The proposed overhaul of Canada’s securities markets is not going to happen without a fight. In particular, there are various factions within the financial services industry voicing strong objections to the plan.
On one hand, the consortium of 13 large investment dealers and pension funds comprising Maple Group Acquisition Corp., which is seeking to consolidate and vertically integrate the Canadian trading landscape by buying up TMX Group Inc., Alpha Group and the Canadian Depository for Securities Ltd., insist that all players in the Canadian markets will benefit from Maple’s plans.

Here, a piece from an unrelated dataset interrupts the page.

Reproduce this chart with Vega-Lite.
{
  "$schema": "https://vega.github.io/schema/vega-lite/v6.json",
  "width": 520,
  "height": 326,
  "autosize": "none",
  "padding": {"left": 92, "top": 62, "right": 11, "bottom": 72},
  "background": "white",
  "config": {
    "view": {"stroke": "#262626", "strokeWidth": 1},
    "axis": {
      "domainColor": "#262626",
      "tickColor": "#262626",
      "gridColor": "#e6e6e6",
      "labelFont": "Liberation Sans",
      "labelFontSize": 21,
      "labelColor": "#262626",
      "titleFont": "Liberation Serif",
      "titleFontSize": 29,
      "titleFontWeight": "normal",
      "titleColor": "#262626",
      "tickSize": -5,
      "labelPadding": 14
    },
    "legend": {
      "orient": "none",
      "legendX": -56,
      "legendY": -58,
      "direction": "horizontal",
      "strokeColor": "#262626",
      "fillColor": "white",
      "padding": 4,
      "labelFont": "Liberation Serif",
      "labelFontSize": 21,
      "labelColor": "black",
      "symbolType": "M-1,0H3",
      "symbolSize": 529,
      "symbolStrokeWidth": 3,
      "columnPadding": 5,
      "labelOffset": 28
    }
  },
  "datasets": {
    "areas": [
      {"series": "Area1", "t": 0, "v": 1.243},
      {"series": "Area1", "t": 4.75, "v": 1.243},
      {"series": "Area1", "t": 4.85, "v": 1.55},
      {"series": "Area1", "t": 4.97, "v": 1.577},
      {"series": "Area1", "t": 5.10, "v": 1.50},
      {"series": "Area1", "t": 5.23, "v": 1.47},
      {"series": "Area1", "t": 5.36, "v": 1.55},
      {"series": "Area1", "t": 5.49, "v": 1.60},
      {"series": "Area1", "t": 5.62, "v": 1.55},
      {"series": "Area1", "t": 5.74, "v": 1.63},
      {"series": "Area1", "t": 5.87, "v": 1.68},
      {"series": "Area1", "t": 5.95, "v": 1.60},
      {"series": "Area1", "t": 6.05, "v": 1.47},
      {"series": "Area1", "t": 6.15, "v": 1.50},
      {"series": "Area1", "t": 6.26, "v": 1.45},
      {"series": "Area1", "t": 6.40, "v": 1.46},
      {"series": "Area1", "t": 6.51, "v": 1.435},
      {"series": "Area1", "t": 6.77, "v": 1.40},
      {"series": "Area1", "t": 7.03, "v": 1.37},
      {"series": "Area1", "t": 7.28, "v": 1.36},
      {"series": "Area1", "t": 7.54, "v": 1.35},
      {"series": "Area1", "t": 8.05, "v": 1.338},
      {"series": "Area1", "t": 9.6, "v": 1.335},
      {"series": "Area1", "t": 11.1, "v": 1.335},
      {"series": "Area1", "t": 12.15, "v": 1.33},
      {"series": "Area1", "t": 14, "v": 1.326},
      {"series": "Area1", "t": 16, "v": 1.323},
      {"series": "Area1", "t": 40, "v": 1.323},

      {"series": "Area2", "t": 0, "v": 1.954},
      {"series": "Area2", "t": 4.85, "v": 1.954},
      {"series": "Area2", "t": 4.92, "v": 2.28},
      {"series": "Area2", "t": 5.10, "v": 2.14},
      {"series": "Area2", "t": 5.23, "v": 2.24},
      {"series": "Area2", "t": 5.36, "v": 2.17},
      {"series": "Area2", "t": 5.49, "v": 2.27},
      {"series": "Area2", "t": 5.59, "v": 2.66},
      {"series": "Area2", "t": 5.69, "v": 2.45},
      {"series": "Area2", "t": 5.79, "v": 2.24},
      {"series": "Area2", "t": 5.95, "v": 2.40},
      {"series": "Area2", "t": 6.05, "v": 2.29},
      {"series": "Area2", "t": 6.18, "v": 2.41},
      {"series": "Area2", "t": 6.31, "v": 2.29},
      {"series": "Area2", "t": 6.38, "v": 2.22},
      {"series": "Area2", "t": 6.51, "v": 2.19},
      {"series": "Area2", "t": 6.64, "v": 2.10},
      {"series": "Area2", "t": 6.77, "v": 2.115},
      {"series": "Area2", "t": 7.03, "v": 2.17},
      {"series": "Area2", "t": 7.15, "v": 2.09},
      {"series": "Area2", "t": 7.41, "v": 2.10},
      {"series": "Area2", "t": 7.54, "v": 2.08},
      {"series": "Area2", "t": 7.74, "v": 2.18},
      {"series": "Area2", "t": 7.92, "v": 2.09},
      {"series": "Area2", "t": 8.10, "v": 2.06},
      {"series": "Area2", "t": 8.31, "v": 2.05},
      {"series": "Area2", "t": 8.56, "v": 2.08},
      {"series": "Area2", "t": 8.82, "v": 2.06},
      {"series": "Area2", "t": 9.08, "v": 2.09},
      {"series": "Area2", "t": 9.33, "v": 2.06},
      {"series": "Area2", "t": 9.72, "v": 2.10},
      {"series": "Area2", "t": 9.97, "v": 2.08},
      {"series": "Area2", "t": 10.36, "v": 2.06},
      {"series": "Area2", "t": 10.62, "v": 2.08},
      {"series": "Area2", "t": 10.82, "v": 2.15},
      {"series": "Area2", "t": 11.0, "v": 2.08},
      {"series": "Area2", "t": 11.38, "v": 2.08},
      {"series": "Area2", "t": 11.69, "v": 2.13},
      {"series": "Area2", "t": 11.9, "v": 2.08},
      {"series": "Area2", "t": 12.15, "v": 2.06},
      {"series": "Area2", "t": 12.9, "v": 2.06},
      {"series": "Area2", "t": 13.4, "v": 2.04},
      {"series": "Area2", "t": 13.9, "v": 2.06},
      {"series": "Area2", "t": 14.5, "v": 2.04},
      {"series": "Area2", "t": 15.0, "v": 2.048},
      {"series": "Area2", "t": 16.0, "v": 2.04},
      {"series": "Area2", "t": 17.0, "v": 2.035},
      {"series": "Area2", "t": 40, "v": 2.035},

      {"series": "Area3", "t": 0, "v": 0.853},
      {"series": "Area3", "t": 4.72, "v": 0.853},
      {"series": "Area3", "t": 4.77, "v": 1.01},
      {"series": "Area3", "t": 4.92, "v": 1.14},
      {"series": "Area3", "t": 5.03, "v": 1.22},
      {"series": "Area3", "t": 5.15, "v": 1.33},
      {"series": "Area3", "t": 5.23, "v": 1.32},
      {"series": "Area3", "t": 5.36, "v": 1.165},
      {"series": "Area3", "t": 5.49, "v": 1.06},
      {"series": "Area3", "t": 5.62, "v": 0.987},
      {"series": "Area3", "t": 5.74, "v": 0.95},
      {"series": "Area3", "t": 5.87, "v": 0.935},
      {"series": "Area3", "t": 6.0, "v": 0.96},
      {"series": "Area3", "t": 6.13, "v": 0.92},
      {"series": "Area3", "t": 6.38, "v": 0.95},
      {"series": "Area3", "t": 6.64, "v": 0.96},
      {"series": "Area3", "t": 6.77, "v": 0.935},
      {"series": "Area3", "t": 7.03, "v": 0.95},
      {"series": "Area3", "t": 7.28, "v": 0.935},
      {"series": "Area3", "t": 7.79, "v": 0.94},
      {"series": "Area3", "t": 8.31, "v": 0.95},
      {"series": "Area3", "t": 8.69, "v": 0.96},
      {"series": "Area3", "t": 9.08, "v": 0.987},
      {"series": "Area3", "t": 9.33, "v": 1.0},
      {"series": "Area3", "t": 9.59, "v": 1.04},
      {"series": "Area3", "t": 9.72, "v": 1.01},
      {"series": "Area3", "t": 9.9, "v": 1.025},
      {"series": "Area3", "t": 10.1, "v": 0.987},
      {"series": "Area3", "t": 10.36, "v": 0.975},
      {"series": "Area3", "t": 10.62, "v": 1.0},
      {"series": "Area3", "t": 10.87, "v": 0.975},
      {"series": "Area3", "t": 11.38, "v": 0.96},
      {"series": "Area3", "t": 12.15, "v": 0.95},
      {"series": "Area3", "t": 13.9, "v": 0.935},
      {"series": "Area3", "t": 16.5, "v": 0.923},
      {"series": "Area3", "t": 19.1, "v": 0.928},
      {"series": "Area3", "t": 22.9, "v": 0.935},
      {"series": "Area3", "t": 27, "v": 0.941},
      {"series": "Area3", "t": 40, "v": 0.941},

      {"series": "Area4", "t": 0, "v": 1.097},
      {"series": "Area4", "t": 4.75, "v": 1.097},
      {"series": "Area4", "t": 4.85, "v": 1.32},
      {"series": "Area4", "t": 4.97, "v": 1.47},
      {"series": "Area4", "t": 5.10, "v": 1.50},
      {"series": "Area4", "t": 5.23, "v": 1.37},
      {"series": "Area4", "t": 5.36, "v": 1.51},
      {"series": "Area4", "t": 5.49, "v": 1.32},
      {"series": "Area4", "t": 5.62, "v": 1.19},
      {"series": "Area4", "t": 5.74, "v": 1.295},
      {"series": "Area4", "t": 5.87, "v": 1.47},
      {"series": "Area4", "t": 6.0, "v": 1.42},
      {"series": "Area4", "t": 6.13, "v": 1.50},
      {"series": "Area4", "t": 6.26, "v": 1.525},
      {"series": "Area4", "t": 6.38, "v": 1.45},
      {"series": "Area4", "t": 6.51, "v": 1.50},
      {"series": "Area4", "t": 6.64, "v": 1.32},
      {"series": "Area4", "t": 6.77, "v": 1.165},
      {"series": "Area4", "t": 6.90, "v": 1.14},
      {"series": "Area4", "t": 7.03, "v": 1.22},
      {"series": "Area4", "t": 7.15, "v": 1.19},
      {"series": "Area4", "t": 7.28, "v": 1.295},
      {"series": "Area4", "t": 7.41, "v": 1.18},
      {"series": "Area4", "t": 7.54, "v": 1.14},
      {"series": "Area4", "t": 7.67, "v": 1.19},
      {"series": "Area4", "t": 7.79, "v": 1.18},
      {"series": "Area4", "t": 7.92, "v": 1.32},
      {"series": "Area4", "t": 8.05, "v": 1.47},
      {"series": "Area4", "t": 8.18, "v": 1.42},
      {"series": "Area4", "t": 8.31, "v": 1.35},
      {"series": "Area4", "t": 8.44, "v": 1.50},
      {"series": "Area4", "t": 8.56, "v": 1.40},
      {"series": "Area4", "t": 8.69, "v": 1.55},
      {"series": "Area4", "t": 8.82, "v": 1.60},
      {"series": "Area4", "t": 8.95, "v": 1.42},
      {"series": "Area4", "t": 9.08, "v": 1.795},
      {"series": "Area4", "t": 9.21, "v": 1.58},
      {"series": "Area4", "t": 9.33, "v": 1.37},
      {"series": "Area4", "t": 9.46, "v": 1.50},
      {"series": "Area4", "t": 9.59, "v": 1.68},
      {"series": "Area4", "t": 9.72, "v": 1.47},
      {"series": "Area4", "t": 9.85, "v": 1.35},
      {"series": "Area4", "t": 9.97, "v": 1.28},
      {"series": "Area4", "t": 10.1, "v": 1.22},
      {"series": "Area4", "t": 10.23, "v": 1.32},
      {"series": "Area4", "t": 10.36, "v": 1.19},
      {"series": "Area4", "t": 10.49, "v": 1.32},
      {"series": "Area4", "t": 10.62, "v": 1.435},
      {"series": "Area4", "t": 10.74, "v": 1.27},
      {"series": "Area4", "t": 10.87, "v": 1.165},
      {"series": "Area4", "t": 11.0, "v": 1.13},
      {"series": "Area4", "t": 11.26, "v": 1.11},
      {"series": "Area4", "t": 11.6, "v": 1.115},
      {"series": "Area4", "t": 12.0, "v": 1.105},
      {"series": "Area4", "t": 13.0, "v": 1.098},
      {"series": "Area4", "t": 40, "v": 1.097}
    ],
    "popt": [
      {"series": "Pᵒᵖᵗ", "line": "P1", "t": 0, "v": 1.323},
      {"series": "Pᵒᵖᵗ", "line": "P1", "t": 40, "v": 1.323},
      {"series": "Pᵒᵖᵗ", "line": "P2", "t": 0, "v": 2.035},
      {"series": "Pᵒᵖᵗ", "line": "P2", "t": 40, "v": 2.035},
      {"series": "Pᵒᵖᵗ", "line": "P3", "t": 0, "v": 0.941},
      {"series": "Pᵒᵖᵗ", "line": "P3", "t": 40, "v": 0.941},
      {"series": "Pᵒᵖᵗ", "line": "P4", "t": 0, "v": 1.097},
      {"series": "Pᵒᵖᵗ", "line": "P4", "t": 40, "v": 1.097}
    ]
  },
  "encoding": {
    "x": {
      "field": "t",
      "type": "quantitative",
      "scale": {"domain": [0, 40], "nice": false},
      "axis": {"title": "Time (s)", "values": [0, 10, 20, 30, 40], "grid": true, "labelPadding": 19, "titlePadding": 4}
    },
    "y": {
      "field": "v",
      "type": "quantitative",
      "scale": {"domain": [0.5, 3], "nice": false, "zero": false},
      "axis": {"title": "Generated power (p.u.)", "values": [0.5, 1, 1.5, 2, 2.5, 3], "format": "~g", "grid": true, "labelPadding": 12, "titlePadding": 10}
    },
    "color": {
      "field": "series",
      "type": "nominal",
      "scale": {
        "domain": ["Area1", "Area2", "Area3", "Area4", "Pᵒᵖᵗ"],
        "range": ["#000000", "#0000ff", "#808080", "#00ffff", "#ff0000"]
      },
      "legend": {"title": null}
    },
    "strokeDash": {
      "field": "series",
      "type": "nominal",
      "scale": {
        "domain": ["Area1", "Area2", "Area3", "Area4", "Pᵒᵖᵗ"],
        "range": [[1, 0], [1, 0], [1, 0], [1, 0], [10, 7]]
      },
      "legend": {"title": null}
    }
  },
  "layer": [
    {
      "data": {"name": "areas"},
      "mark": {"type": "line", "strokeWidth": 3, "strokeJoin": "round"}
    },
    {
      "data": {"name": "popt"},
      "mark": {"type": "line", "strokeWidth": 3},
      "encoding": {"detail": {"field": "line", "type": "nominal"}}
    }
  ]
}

Maple — composed of large, mostly bank-owned investment dealers and some pension funds — says its proposals for consolidating trading and integrating clearing will create efficiencies that will benefit the Canadian markets. The consortium suggests that creating a dominant domestic firm also will put the markets in a better position to compete globally, thereby attracting more foreign issuers and investors, which also will benefit the markets overall.
Still, it’s not an argument that many players in Canada’s financial services industry are buying. “We believe the negative impacts of this transaction will far outweigh any potential benefits for the Canadian capital markets,” says Vancouver-based Canaccord Genuity Corp.’s comment regarding the proposed deal, adding that the promised benefits of Maple’s deal are overblown and that “the ultimate objective is to create an organization that will use its monopolistic powers for the benefit of its shareholders at the expense of its users.”
Indeed, the regulatory hearings to consider the proposals reveal some deep skepticism about the implications of the proposed makeover, from both market players that aren’t part of the Maple consortium and from investors. These concerns have been spelled out in written submissions to regulators in Ontario and Quebec, both of which had initiated consultations on Maple’s plans in early October, and at the first round of public hearings into the proposals held by the Autorité des marchés financiers in late November. (The Ontario Securities Commission is slated to hold its own set of hearings on Dec. 1 and 2, which is after Investment Executive’s deadline).
In these submissions, and at the AMF hearings, firms that are not part of the Maple consortium have highlighted their fears about allowing a small group of powerful financial services institutions to take control of most of the trading and listing business, as well as all of the clearing business, and operate it as a for-profit venture.
Contrary to Maple’s assertion that the consolidation and integration of the trading and clearing businesses will improve Canadian capital markets’ competitiveness, CNSX Markets Inc.’s submission says that Maple hasn’t produced any evidence that this will be the case: “We are aware of a contrary view among global market participants [that Maple’s plans] would lead to an environment that is closed to competition, domestically and internationally.”
At first blush, it appears that Maple’s biggest regulatory hurdle could come as a result of the concerns about the deal’s effect on competition in the trading business. The proposed acquisition of both TMX and its primary rival for trading volume, Alpha, would give the combined entity control of more than 85% of trading volume (on a pro forma basis). Questions have been raised regarding how this situation could pass muster with both the Competition Bureau, which also is reviewing the proposed transaction, and the securities regulators, which have tried to foster greater competition in this area in recent years by creating a regulatory framework for alternative trading systems.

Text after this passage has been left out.